According to the literature reports, PFCAs have been detected in water and toilet paper [2, 9, 33]. To evaluate the detection performance of V-101 in real samples, fluorescence titration experiments were conducted 3 times using water from Moon Lake at Beijing University of Technology and methanol extracts from toilet paper. The results showed that V-101 maintained a sensitive fluorescence response to the addition of TFA in both real water and methanol extracts (Fig. S30). This indicates that V-101 has a good application prospect in the detection of short-chain PFCAs. Significantly, the content of PFCAs in the real sample was at the ng/L level; therefore, the detection limits of V-101 require improvement. However, V-101 showed a rapid fluorescence response toward PFCAs, and the system is easy it will be more suitable for the fast and large-scale screening of relatively high concentration of PFCAs in industrial waste.

Conclusions

In summary, it has been demonstrated that an In (III)-based MOF, V-101, has a high potential for use in the fluorescence detection toward short-chain PFCAs in both water and methanol.
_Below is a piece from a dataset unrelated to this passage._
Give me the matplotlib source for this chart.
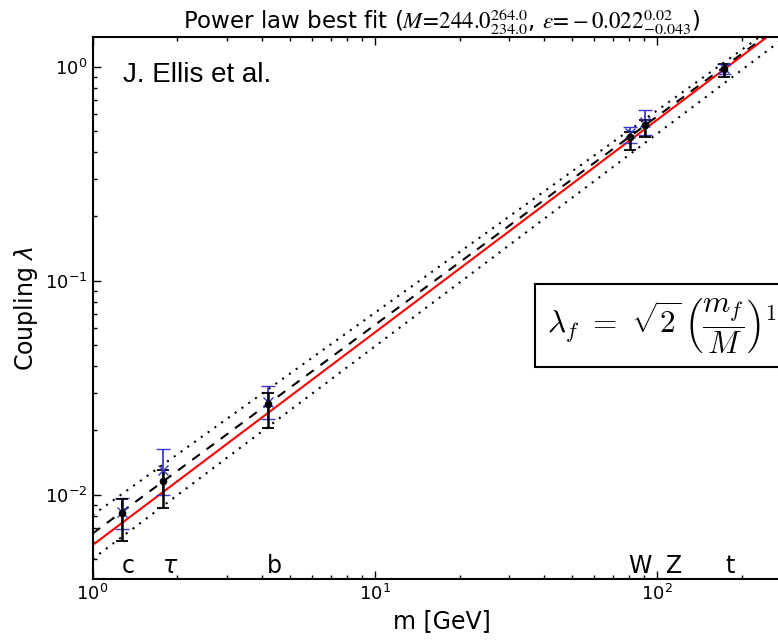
import matplotlib
matplotlib.use("Agg")
import matplotlib.pyplot as plt
import matplotlib.transforms as mtransforms
import numpy as np

plt.rcParams["mathtext.fontset"] = "dejavusans"
plt.rcParams["font.family"] = ["DejaVu Sans"]

# particle masses [GeV] and labels
masses = [1.27, 1.777, 4.18, 80.4, 91.19, 173.0]
names = ["c", r"$\tau$", "b", "W", "Z", "t"]

# black points (central value, lower and upper error)
black_val = [0.0082, 0.0116, 0.0265, 0.471, 0.534, 0.975]
black_lo = [0.0061, 0.0087, 0.0205, 0.411, 0.471, 0.898]
black_hi = [0.0096, 0.0130, 0.0299, 0.497, 0.564, 1.037]

# blue points
blue_val = [0.0083, 0.0130, 0.0272, 0.490, 0.553, 0.985]
blue_lo = [0.0069, 0.0100, 0.0225, 0.440, 0.480, 0.930]
blue_hi = [0.0097, 0.0164, 0.0323, 0.521, 0.632, 1.037]

# power-law lines: log10(lambda) = a + b*log10(m)
red_fit = (-2.235, 0.993)
dashed_fit = (-2.181, 0.974)
upper_fit = (-2.095, 0.945)
lower_fit = (-2.300, 0.993)

title = (r"Power law best fit ($M\!=\!244.0^{264.0}_{234.0}$, "
         r"$\epsilon\!=\!-0.022^{0.02}_{-0.043}$)")


def power_line(fit, m):
    return 10 ** (fit[0] + fit[1] * np.log10(m))


fig = plt.figure(figsize=(7.78, 6.43), dpi=100)
ax = fig.add_axes([0.119, 0.0995, 0.898, 0.843])

m = np.logspace(0, np.log10(300), 200)
ax.plot(m, power_line(upper_fit, m), color="k", lw=1.5, ls=(0, (1, 3)))
ax.plot(m, power_line(lower_fit, m), color="k", lw=1.5, ls=(0, (1, 3)))
ax.plot(m, power_line(dashed_fit, m), color="k", lw=1.5, ls=(0, (4.5, 4)))
ax.plot(m, power_line(red_fit, m), color="red", lw=1.5)

bv = np.array(blue_val)
ax.errorbar(masses, bv, yerr=[bv - np.array(blue_lo), np.array(blue_hi) - bv],
            fmt="x", color="#3a3ad0", ms=7, mew=1.0, elinewidth=1.3, capsize=5, capthick=1.3)
kv = np.array(black_val)
ax.errorbar(masses, kv, yerr=[kv - np.array(black_lo), np.array(black_hi) - kv],
            fmt="o", color="black", ms=4.5, elinewidth=1.8, capsize=4, capthick=1.3)

ax.set_xscale("log")
ax.set_yscale("log")
ax.set_xlim(1, 300)
ax.set_ylim(0.00404, 1.38)

# particle names along the bottom
label_nudge = [6, 7, 7, 10, 29, 6]
trans = mtransforms.blended_transform_factory(ax.transData, ax.transAxes)
for mass, name, dx in zip(masses, names, label_nudge):
    ax.annotate(name, xy=(mass, 0.0), xycoords=trans, xytext=(dx, 1),
                textcoords="offset pixels", ha="center", va="bottom", fontsize=17)

ax.text(0.043, 0.93, "J. Ellis et al.", transform=ax.transAxes,
        fontsize=20, family="Liberation Sans", va="center")

ax.text(0.65, 0.467, r"$\lambda_f\ =\ \sqrt{2}\,\left(\dfrac{m_f}{M}\right)^{1+\epsilon}$",
        transform=ax.transAxes, fontsize=22.5, va="center", ha="left",
        math_fontfamily="cm",
        bbox=dict(boxstyle="square,pad=0.38", fc="white", ec="black", lw=1.5))

ax.set_title(title, fontsize=16.5, math_fontfamily="stix")
ax.set_xlabel("m [GeV]", fontsize=17)
ax.set_ylabel(r"Coupling $\lambda$", fontsize=17)

ax.tick_params(which="both", direction="in", top=True, right=True, labelsize=13)
ax.tick_params(which="major", length=6, width=1)
ax.tick_params(which="minor", length=3, width=1)
for spine in ax.spines.values():
    spine.set_linewidth(1.5)

fig.savefig("out.png", dpi=100)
Due to its fluorescence turn-off, the LODs of V-101 to TFA, PFA, PFBA, PFPA, and PFHA ranged from 8 to 23 μg/L in water and from 10 to 146 μg/L in methanol due to its fluorescence turn-on. Moreover, V-101 also exhibited excellent anti-interference abilities toward PFCAs in the presence of many common metal ions. The pyridine N atom in V-101 was found to play an important role in changing the fluorescence color of the material following analyte addition, and the collision and interaction between the MOF and the analyte were found to be the major mechanisms involved in changes in the fluorescence intensity of V-101. This work provides important information about the detection ability of LMOFs toward short-chain PFCAs. LMOFs provide a pre-enrichment effect, and their response is sensitive and involves a visible color change. The associated equipment required is simple to operate, making them potential candidates for the sensing of hazardous pollutants even those without aromatic rings.